Der Uerdinger Grotifant gilt als Skandal-Maskottchen. Weil er auf den Platz stürmt und sich mit gegnerischen Torhütern kloppt. Höchste Zeit, zum heutigen Tag des Elefanten der Frage nachzugehen: Wie fühlt sich das Leben an als Animal Terrible? Unser Autor hat es ausprobiert.
In den Katakomben angekommen, glaubt der Pressesprecher mich beruhigen zu können. Nein, der Kopf werde zwar nicht herkömmlich gewaschen, das sei ob der Form leider nicht möglich, aber, kein Problem, es gebe ja Febreze. Das Leben kann dir nicht immer Zuckerstückchen vor den Rüssel halten, denke ich. Danach werden meine Kompetenzen abgesteckt. Jubeln mit den Fans? Geht in Ordnung. Nach dem Spiel besoffen ins Ermüdungsbecken (wenn es denn eines gäbe) pinkeln? Nicht in Ordnung. Krieg ich hin. Zum Abschluss der Einweisung fällt dann der Satz, der faule Menschen im Allgemeinen und mich im Speziellen einigermaßen verunsichert: „Das schlimmste ist eigentlich, wenn du gar nichts machst.“
Dass ich überhaupt die Chance habe, einmal als Grotifant durchs Leben zu tapsen, verdanke ich auch Thorsten Harrer. Als Uerdingen, damals noch für Bayer unterwegs, Anfang der Neunziger einen Namen für das neue Vereinstier suchte, schlug Harrer den Namen Grotifant vor – und überzeugte die Verantwortlichen. Immerhin war Harrer damals bereits zwölf Jahre alt. 1994, drei Jahre später, wurde der erste reale Grotifant zum Leben erweckt.
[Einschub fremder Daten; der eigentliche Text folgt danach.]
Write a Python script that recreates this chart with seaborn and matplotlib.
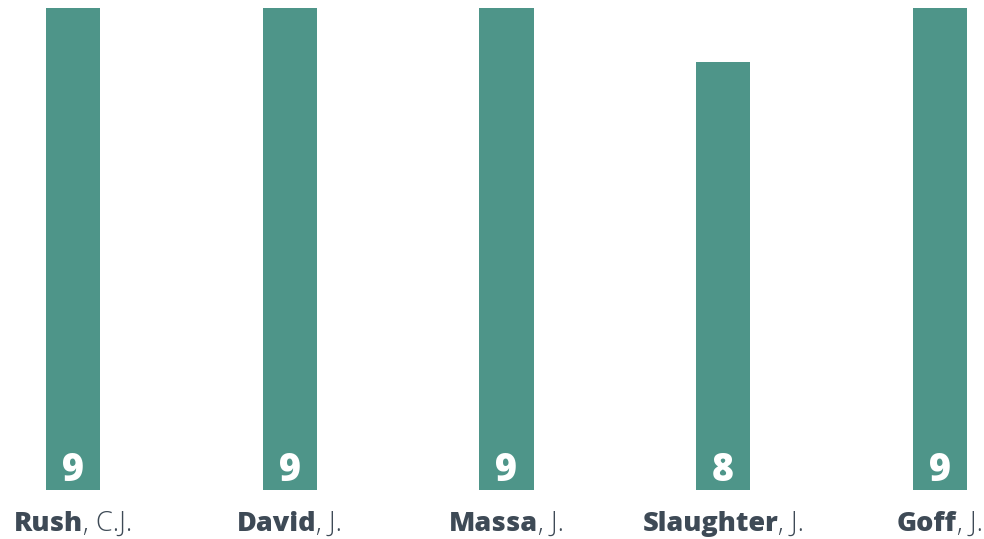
import matplotlib
matplotlib.use("Agg")
import matplotlib.pyplot as plt
import matplotlib.transforms as mtransforms
import seaborn as sns
import pandas as pd

surnames = ["Rush", "David", "Massa", "Slaughter", "Goff"]
initials = [", C.J.", ", J.", ", J.", ", J.", ", J."]
values = [9, 9, 9, 8, 9]

BAR = "#4E9589"
TXT = "#3E4A56"

sns.set_theme(style="white")
plt.rcParams['font.family'] = ['Open Sans', 'DejaVu Sans']

df = pd.DataFrame({"name": surnames, "value": values})

W, H = 984, 539
fig = plt.figure(figsize=(W / 100, H / 100), dpi=100)
ax = fig.add_axes([0, (H - 490) / H, 1, 482 / H])
sns.barplot(data=df, x="name", y="value", color=BAR, saturation=1, width=0.25,
            linewidth=0, ax=ax)
ax.set_xlim(-73 / 216.75, (W - 73) / 216.75)
ax.set_ylim(0, 9)
ax.axis("off")

for i, v in enumerate(values):
    ax.annotate(str(v), xy=(i, 0), xytext=(0, 9), textcoords="offset pixels",
                ha="center", va="baseline", color="white", fontsize=27,
                fontweight="heavy")

fig.canvas.draw()
r = fig.canvas.get_renderer()
for i, (s, ini) in enumerate(zip(surnames, initials)):
    t1 = ax.text(i, 0, s, fontsize=19.5, fontweight="heavy", color=TXT,
                 ha="left", va="baseline")
    t2 = ax.text(i, 0, ini, fontsize=19.5, fontweight="light", color=TXT,
                 ha="left", va="baseline")
    w1 = t1.get_window_extent(r).width
    w2 = t2.get_window_extent(r).width
    total = w1 + w2
    base = ax.transData
    t1.set_transform(base + mtransforms.Affine2D().translate(-total / 2, -41))
    t2.set_transform(base + mtransforms.Affine2D().translate(-total / 2 + w1, -41))

fig.savefig("out.png", dpi=100, facecolor="white")
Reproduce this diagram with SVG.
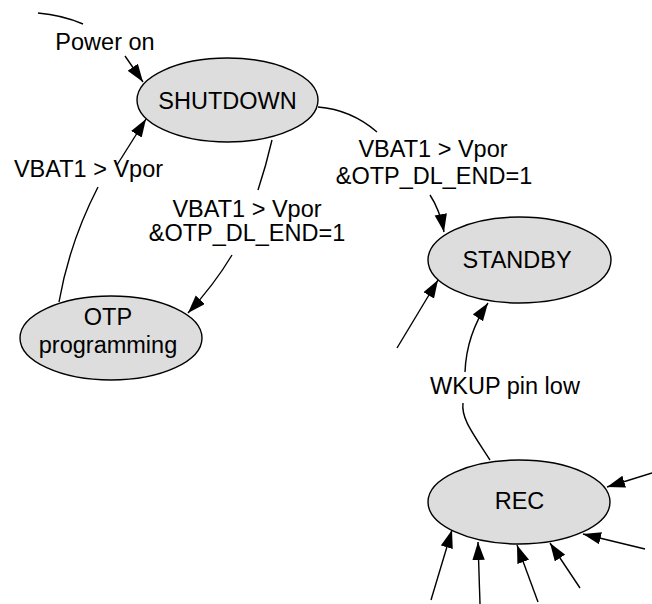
<svg xmlns="http://www.w3.org/2000/svg" width="652" height="604" viewBox="0 0 652 604">
  <style>
    .node ellipse { fill: #dddddd; stroke: #000; stroke-width: 1.4; }
    .lbl { font-family: "Liberation Sans", Arial, sans-serif; font-size: 23.5px; fill: #000; text-anchor: middle; }
    .edge { fill: none; stroke: #000; stroke-width: 1.4; }
    .arr { marker-end: url(#head); }
  </style>
  <defs>
    <marker id="head" markerUnits="userSpaceOnUse" markerWidth="19" markerHeight="13" refX="18" refY="6.2" orient="auto">
      <path d="M0,0 L18,6.2 L0,12.4 z" fill="#000"/>
    </marker>
  </defs>

  <rect width="652" height="604" fill="#fff"/>

  <!-- connectors -->
  <g id="edges">
    <!-- power on -->
    <path class="edge" d="M38,13 Q62,15 83,24"/>
    <path class="edge arr" d="M125,56 L143,82"/>
    <!-- OTP programming -> SHUTDOWN -->
    <path class="edge" d="M59,302 C66,262 80,222 98,187"/>
    <path class="edge arr" d="M117,165 L146,119"/>
    <!-- SHUTDOWN -> OTP programming -->
    <path class="edge" d="M272,140 Q266,166 258,190"/>
    <path class="edge arr" d="M232,255 Q214,285 188,313"/>
    <!-- SHUTDOWN -> STANDBY -->
    <path class="edge" d="M318,107 C343,109 362,119 377,132"/>
    <path class="edge arr" d="M430,195 Q440,210 444,232"/>
    <!-- into STANDBY -->
    <path class="edge arr" d="M397,348 L438,280"/>
    <!-- REC -> STANDBY -->
    <path class="edge" d="M490,460 C472,432 461,418 463,403"/>
    <path class="edge arr" d="M465,372 C466,346 475,322 488,303"/>
    <!-- into REC -->
    <path class="edge arr" d="M652,473 L607,487"/>
    <path class="edge arr" d="M645,549 L583,534"/>
    <path class="edge arr" d="M580,588 L550,543"/>
    <path class="edge arr" d="M538,602 L517,545"/>
    <path class="edge arr" d="M480,604 L478,542"/>
    <path class="edge arr" d="M431,600 L452,530"/>
  </g>

  <!-- edge labels -->
  <g id="edge-labels">
    <text class="lbl" x="105" y="50">Power on</text>
    <text class="lbl" x="88.5" y="177">VBAT1 &gt; Vpor</text>
    <text class="lbl" x="247" y="217">VBAT1 &gt; Vpor</text>
    <text class="lbl" x="247" y="241">&amp;OTP_DL_END=1</text>
    <text class="lbl" x="433" y="157">VBAT1 &gt; Vpor</text>
    <text class="lbl" x="434" y="184">&amp;OTP_DL_END=1</text>
    <text class="lbl" x="505" y="394">WKUP pin low</text>
  </g>

  <g id="shutdown" class="node">
    <ellipse cx="227.5" cy="100" rx="90.5" ry="42"/>
    <text class="lbl" x="227.5" y="109">SHUTDOWN</text>
  </g>

  <g id="otp" class="node">
    <ellipse cx="111" cy="338" rx="91" ry="42"/>
    <text class="lbl" x="108" y="325">OTP</text>
    <text class="lbl" x="108" y="353">programming</text>
  </g>

  <g id="standby" class="node">
    <ellipse cx="519.5" cy="260" rx="91.5" ry="43"/>
    <text class="lbl" x="517" y="268">STANDBY</text>
  </g>

  <g id="rec" class="node">
    <ellipse cx="519" cy="502" rx="91" ry="42"/>
    <text class="lbl" x="519.5" y="509">REC</text>
  </g>
</svg>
Allerdings kam es zunächst zu Komplikationen: Das Kostüm war so schwer, dass der Darsteller über Rückenschmerzen klagte und, noch schlimmer, unter Abschürfungen an den Beinen litt. Außerdem, so steht es auf der Homepage, hatte „der Träger mit einer ständig beschlagenen Brille zu kämpfen“ und musste „etliche Auftritte nahezu blind durchführen“. Ein unhaltbarer Zustand, das Kostüm wurde modifiziert, allerdings ging es wieder schief. Das neue, bequemere Outfit erinnerte viele Fans „eher an einen Ameisenbären als an einen Elefanten“. Und sah so gruselig aus, dass sich Kinder vor ihm fürchteten. Nach einigem Hin und Her und vorübergehendem Aussterben nahm sich „Bossi“ der Sache schließlich an – und sorgte 2004 mit neuem Kostüm für die Auferstehung des Grotifanten.
„Geh nackt rein“
13 Jahre später steht er beim Umziehen neben mir und erteilt mir mit einer Stimme Ratschläge, so heiser und rau, er muss sie sich hart erarbeitet haben: „Geh nackt rein“, sagt er, „kann heiß werden.“ Er relativiert das Wort „nackt“ zwar im nächsten Satz, die Buxe solle ich gefälligst anbehalten, aber ich habe jetzt eine grobe Vorstellung davon, wie er den Job früher angegangen ist. Und als ich mich endlich traue, den Kopf überzustülpen, rieche ich sie auch, die Leidenschaft vergangener Jahre, die Hingabe meines Vorgängers und, nun ja, seinen Schweiß. Alles Gewöhnungssache, hoffe ich, und wanke los.
Zunächst vor das Stadion, weg von den Scheinwerfern, erstmal reinkommen. Mein Sichtfeld ist so breit wie eine Streichholzpackung, die Geräusche aus der Umgebung dumpf wie nach einem gewaltigen Anschiss von Werner Lorant, an Türrahmen bleibe ich verlässlich mit dem stets fröhlich nach oben abstehenden Rüssel hängen. Aber ich habe Glück. Mein erstes Aufeinandertreffen mit Menschen findet mit einer E‑Jugend statt, die heute, beim Spiel gegen Wiedenbrück, an den Händen der Profis einlaufen wird.
Und die Kinder lieben den Grotifanten. Oder, noch besser: Sie lieben mich. Sie kreischen „KFC, KFC, KFC“, und ich stachele sie, verblüffend begeistert, klatschend weiter an. Ich posiere bereitwillig für Fotos, recke ihnen die Faust entgegen, sie geben sie durch ihre eigenen kleinen Fäuste wieder frei und nach zwei Minuten fühle ich mich unverhofft wohl in meinem Fell. Bis mich der Stadionsprecher erwischt und hinter sich herschleift, es gehe schließlich gleich los, und jetzt würde er mal eine kleine Ansage vor den Fans machen, und dann, dann würde ich mal ein bisschen abgehen, richtig? Richtig. Grmpf.